▸ **Dataset content**:
/---

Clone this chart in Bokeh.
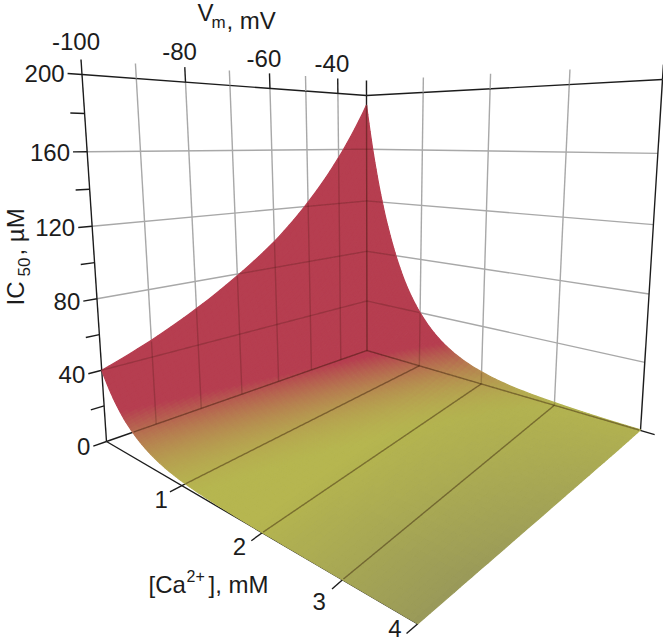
import numpy as np
from bokeh.plotting import figure
from bokeh.models import Range1d
from bokeh.embed import file_html
from bokeh.resources import INLINE
from bokeh.core.properties import value

# ---- values -----------------------------------------------------------
vm_mV = [-100, -90, -80, -70, -60, -50, -40, -30]
ca_mM = [0, 0.25, 0.5, 0.75, 1, 1.5, 2, 2.5, 3, 4]
ic50_ca0 = [40, 50, 63, 79, 98, 123, 154, 193]
ic50_ca025 = [19.9, 26, 34, 45, 58, 76, 99.5, 130]
ic50_ca05 = [9.9, 13.5, 18.5, 25.4, 34.3, 47, 64, 88]
ic50_ca075 = [4.9, 7, 10, 14.4, 20.3, 29, 41.5, 59]
ic50_ca1 = [2.4, 3.6, 5.4, 8.1, 12, 18, 26.8, 40]
ic50_ca15 = [0.6, 1, 1.6, 2.6, 4.2, 6.9, 11.2, 18.3]
ic50_ca2 = [0.15, 0.27, 0.47, 0.85, 1.5, 2.6, 4.7, 8.4]
ic50_ca25 = [0.036, 0.07, 0.14, 0.27, 0.51, 1, 1.9, 3.8]
ic50_ca3 = [0.009, 0.02, 0.04, 0.09, 0.18, 0.39, 0.8, 1.74]
ic50_ca4 = [0.001, 0.002, 0.004, 0.009, 0.02, 0.05, 0.14, 0.37]
ic_ticks_major = [0, 40, 80, 120, 160, 200]
ic_ticks_minor = [20, 60, 100, 140, 180]
vm_ticks_major = [-100, -80, -60, -40]
vm_ticks_minor = [-90, -70, -50]
ca_ticks = [1, 2, 3, 4]

# ---- view of the 3D box on the page --------------------------------------
# box corners, [V index][Ca index][IC50 index]
box = np.array([[[(106, 441), (81.5, 74)], [(417.3, 623.3), (421, 150)]],
                [[(366.5, 350), (366, 95)], [(640, 430), (662, 79)]]], float)
# where the ticks fall along the edges: perspective foreshortening
top_edge_x = np.array([81.5, 136, 185, 229, 270, 305, 337.5, 366])
near_edge_x = np.array([106, 181, 262.3, 341.7, 417.3])
far_edge_x = np.array([366.5, 418, 482, 553, 640])
mid_edge_y = np.array([350, 300, 251, 201, 148, 95])

def warp_of(knots):
    u = np.linspace(0, 1, len(knots))
    f = (knots - knots[0]) / (knots[-1] - knots[0])
    M = np.column_stack([u*(1-u), u*u*(1-u)])
    k = np.linalg.lstsq(M, f - u, rcond=None)[0]
    return lambda s: s + s*(1-s)*(k[0] + k[1]*s)
warp_v = warp_of(top_edge_x)
warp_near = warp_of(near_edge_x)
warp_far = warp_of(far_edge_x)
warp_ic = warp_of(mid_edge_y)

def proj(V, C, I):
    V, C, I = np.asarray(V, float), np.asarray(C, float), np.asarray(I, float)
    a = warp_v((V + 100) / 70)
    s = C / 4
    b = (1 - a) * warp_near(s) + a * warp_far(s)
    c = warp_ic(I / 200)
    out = []
    for d in (0, 1):
        q = 0
        for i, wa in ((0, 1-a), (1, a)):
            for j, wb in ((0, 1-b), (1, b)):
                for k, wc in ((0, 1-c), (1, c)):
                    q = q + wa*wb*wc*box[i, j, k, d]
        out.append(q)
    return out[0], out[1]

p = figure(width=663, height=642, x_range=Range1d(0, 663), y_range=Range1d(642, 0),
           output_backend="svg", toolbar_location=None, min_border=0,
           background_fill_color="white", border_fill_color="white")
p.axis.visible = False
p.grid.visible = False
p.outline_line_color = None

GRAY, BLACK = "#a8a8a8", "#1c1c1c"
gray_lines, black_lines = [], []   # 3D end points
for I in ic_ticks_major[1:-1]:
    gray_lines += [((-100, 0, I), (-30, 0, I)), ((-30, 0, I), (-30, 4, I))]
for V in vm_ticks_major[1:] + vm_ticks_minor:
    gray_lines.append(((V, 0, 0), (V, 0, 200)))
for C in ca_ticks[:-1]:
    gray_lines.append(((-30, C, 0), (-30, C, 200)))
black_lines += [((-100, 0, 0), (-100, 0, 200)), ((-30, 0, 0), (-30, 0, 200)),
                ((-30, 4, 0), (-30, 4, 200)), ((-100, 0, 200), (-30, 0, 200)),
                ((-30, 0, 200), (-30, 4, 200)), ((-100, 0, 0), (-30, 0, 0)),
                ((-30, 0, 0), (-30, 4.15, 0)), ((-100, 0, 0), (-100, 4, 0))]
for I in ic_ticks_major + ic_ticks_minor:
    black_lines.append(((-102.5, 0, I), (-100, 0, I)))
for C in ca_ticks:
    black_lines.append(((-102.5, C, 0), (-100, C, 0)))
    if C < 4:
        black_lines.append(((-100, C, 0), (-30, C, 0)))

def polyline(a, b, n=2):
    x0, y0 = proj(*a)
    x1, y1 = proj(*b)
    t = np.linspace(0, 1, n)
    return x0 + (x1-x0)*t, y0 + (y1-y0)*t
def draw_lines(lines, color, width):
    xs, ys = [], []
    for a, b in lines:
        x, y = polyline(a, b)
        xs.append(list(x)); ys.append(list(y))
    p.multi_line(xs, ys, line_color=color, line_width=width)
draw_lines(gray_lines, GRAY, 1.4)
draw_lines(black_lines, BLACK, 1.4)

# short marks above the top edges, a fixed pixel length
def up_marks(points, color, length=15):
    xs, ys = [], []
    for V, C in points:
        x0, y0 = proj(V, C, 200)
        x1, y1 = proj(V, C, 190)
        d = np.hypot(x0-x1, y0-y1)
        xs.append([float(x0), float(x0 + (x0-x1)/d*length)])
        ys.append([float(y0), float(y0 + (y0-y1)/d*length)])
    p.multi_line(xs, ys, line_color=color, line_width=1.4)
up_marks([(V, 0) for V in vm_ticks_minor] + [(-30, C) for C in ca_ticks[:-1]], GRAY)
up_marks([(V, 0) for V in vm_ticks_major] + [(-30, 0), (-30, 4)], BLACK)

# ---- surface ------------------------------------------------------------
table = np.array([ic50_ca0, ic50_ca025, ic50_ca05, ic50_ca075, ic50_ca1,
                  ic50_ca15, ic50_ca2, ic50_ca25, ic50_ca3, ic50_ca4], float)
v_fine = np.linspace(-100, -30, 50)
c_fine = np.concatenate([np.linspace(0, 1.6, 72)[:-1], np.linspace(1.6, 2.6, 16)[:-1], np.linspace(2.6, 4, 18)])
log_rows = np.array([np.interp(v_fine, vm_mV, np.log(r)) for r in table])
log_I = np.array([np.interp(c_fine, ca_mM, log_rows[:, j]) for j in range(len(v_fine))]).T
I_fine = np.exp(log_I)
VV, CC = np.meshgrid(v_fine, c_fine)
X, Y = proj(VV, CC, I_fine)

def colour(I, V, C):
    t = np.clip((I - 1.5) / (22 - 1.5), 0, 1)
    r = 182
    g = 182 + (62-182)*t
    b = 80
    dark = np.clip((C-1.8)/2.2, 0, 1) * np.clip(1.15-(V+100)/70, 0, 1)
    f = 1 - 0.16*dark
    r, g = r*f, g*f
    b = b + 10*dark
    return "#%02x%02x%02x" % (int(r), int(g), int(b))
pxs, pys, cols = [], [], []
for i in range(len(c_fine)-2, -1, -1):
    for j in range(len(v_fine)-1):
        pxs.append([X[i, j], X[i, j+1], X[i+1, j+1], X[i+1, j]])
        pys.append([Y[i, j], Y[i, j+1], Y[i+1, j+1], Y[i+1, j]])
        cols.append(colour(I_fine[i:i+2, j:j+2].mean(), VV[i, j], CC[i, j]))
p.patches(pxs, pys, fill_color=cols, line_color=cols, line_width=1.2)

# the lines behind the translucent surface show through it
outline_x = np.concatenate([X[0, :], X[:, -1], X[-1, ::-1], X[::-1, 0]])
outline_y = np.concatenate([Y[0, :], Y[:, -1], Y[-1, ::-1], Y[::-1, 0]])
def inside(x, y):
    xa, ya = outline_x[:-1], outline_y[:-1]
    xb, yb = outline_x[1:], outline_y[1:]
    res = np.zeros(len(x), bool)
    for k in range(len(x)):
        cond = (ya > y[k]) != (yb > y[k])
        with np.errstate(divide="ignore", invalid="ignore"):
            xc = xa + (y[k]-ya)*(xb-xa)/(yb-ya)
        res[k] = (np.count_nonzero(cond & (x[k] < xc)) % 2) == 1
    return res
def through(lines, color, alpha, width):
    xs, ys = [], []
    for a, b in lines:
        x, y = polyline(a, b, 260)
        m = inside(x, y)
        k = 0
        while k < len(x):
            if m[k]:
                e = k
                while e+1 < len(x) and m[e+1]:
                    e += 1
                if e > k:
                    xs.append(list(x[k:e+1])); ys.append(list(y[k:e+1]))
                k = e+1
            else:
                k += 1
    p.multi_line(xs, ys, line_color=color, line_alpha=alpha, line_width=width)
through(gray_lines, "#2a1000", 0.2, 1.4)
through(black_lines, "#2a1000", 0.42, 1.4)

# ---- texts --------------------------------------------------------------
FONT = value("Liberation Sans")
TXT = "#1c1c1c"
SIZE = 24
def label(x, y, s, size=SIZE, align="left", angle=0):
    p.text([x], [y], text=[s], text_font=FONT, text_font_size=f"{size}px", text_color=TXT,
           text_align=align, text_baseline="middle", angle=angle)
def on_baseline(x, y, s, size=SIZE):
    label(x, y - 0.36*size, s, size)
def on_baseline_up(x, y, s, size=SIZE):
    label(x - 0.36*size, y, s, size, angle=np.pi/2)

for I in ic_ticks_major:
    x, y = proj(-102.5, 0, I)
    label(float(x)-3, float(y)+0.5, str(I), align="right")
for V, dy in zip(vm_ticks_major, [18, 16, 15, 15]):
    x, y = proj(V, 0, 200)
    label(float(x)-6, float(y)-15-dy, str(V), align="center")
for C, dx, dy in zip(ca_ticks, [-8.7, -12, -12.7, -11.5], [8, 6, 12.7, 2.5]):
    x, y = proj(-102.5, C, 0)
    label(float(x)+dx, min(float(y)+dy, 628), str(C), align="center")

on_baseline(197, 21, "V")
on_baseline(211, 28, "m", 17)
on_baseline(226, 29, ", mV")
on_baseline(148, 593, "[Ca")
on_baseline(186, 581, "2+", 16)
on_baseline(208, 593, "], mM")
on_baseline_up(24, 305, "IC")
on_baseline_up(30, 276, "50", 17)
on_baseline_up(24, 255, " , µM")

open("out.html", "w").write(file_html(p, INLINE))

\---

▸ **Instruction**:
Please extract exactly the lines of the data, from the first through the line containing "mid_edge_y = np.array([350, 300, 251, 201, 148, 95])", and add no pictures to the copy.

▸ **Task response**:
Clone this chart in Bokeh.
import numpy as np
from bokeh.plotting import figure
from bokeh.models import Range1d
from bokeh.embed import file_html
from bokeh.resources import INLINE
from bokeh.core.properties import value

# ---- values -----------------------------------------------------------
vm_mV = [-100, -90, -80, -70, -60, -50, -40, -30]
ca_mM = [0, 0.25, 0.5, 0.75, 1, 1.5, 2, 2.5, 3, 4]
ic50_ca0 = [40, 50, 63, 79, 98, 123, 154, 193]
ic50_ca025 = [19.9, 26, 34, 45, 58, 76, 99.5, 130]
ic50_ca05 = [9.9, 13.5, 18.5, 25.4, 34.3, 47, 64, 88]
ic50_ca075 = [4.9, 7, 10, 14.4, 20.3, 29, 41.5, 59]
ic50_ca1 = [2.4, 3.6, 5.4, 8.1, 12, 18, 26.8, 40]
ic50_ca15 = [0.6, 1, 1.6, 2.6, 4.2, 6.9, 11.2, 18.3]
ic50_ca2 = [0.15, 0.27, 0.47, 0.85, 1.5, 2.6, 4.7, 8.4]
ic50_ca25 = [0.036, 0.07, 0.14, 0.27, 0.51, 1, 1.9, 3.8]
ic50_ca3 = [0.009, 0.02, 0.04, 0.09, 0.18, 0.39, 0.8, 1.74]
ic50_ca4 = [0.001, 0.002, 0.004, 0.009, 0.02, 0.05, 0.14, 0.37]
ic_ticks_major = [0, 40, 80, 120, 160, 200]
ic_ticks_minor = [20, 60, 100, 140, 180]
vm_ticks_major = [-100, -80, -60, -40]
vm_ticks_minor = [-90, -70, -50]
ca_ticks = [1, 2, 3, 4]

# ---- view of the 3D box on the page --------------------------------------
# box corners, [V index][Ca index][IC50 index]
box = np.array([[[(106, 441), (81.5, 74)], [(417.3, 623.3), (421, 150)]],
                [[(366.5, 350), (366, 95)], [(640, 430), (662, 79)]]], float)
# where the ticks fall along the edges: perspective foreshortening
top_edge_x = np.array([81.5, 136, 185, 229, 270, 305, 337.5, 366])
near_edge_x = np.array([106, 181, 262.3, 341.7, 417.3])
far_edge_x = np.array([366.5, 418, 482, 553, 640])
mid_edge_y = np.array([350, 300, 251, 201, 148, 95])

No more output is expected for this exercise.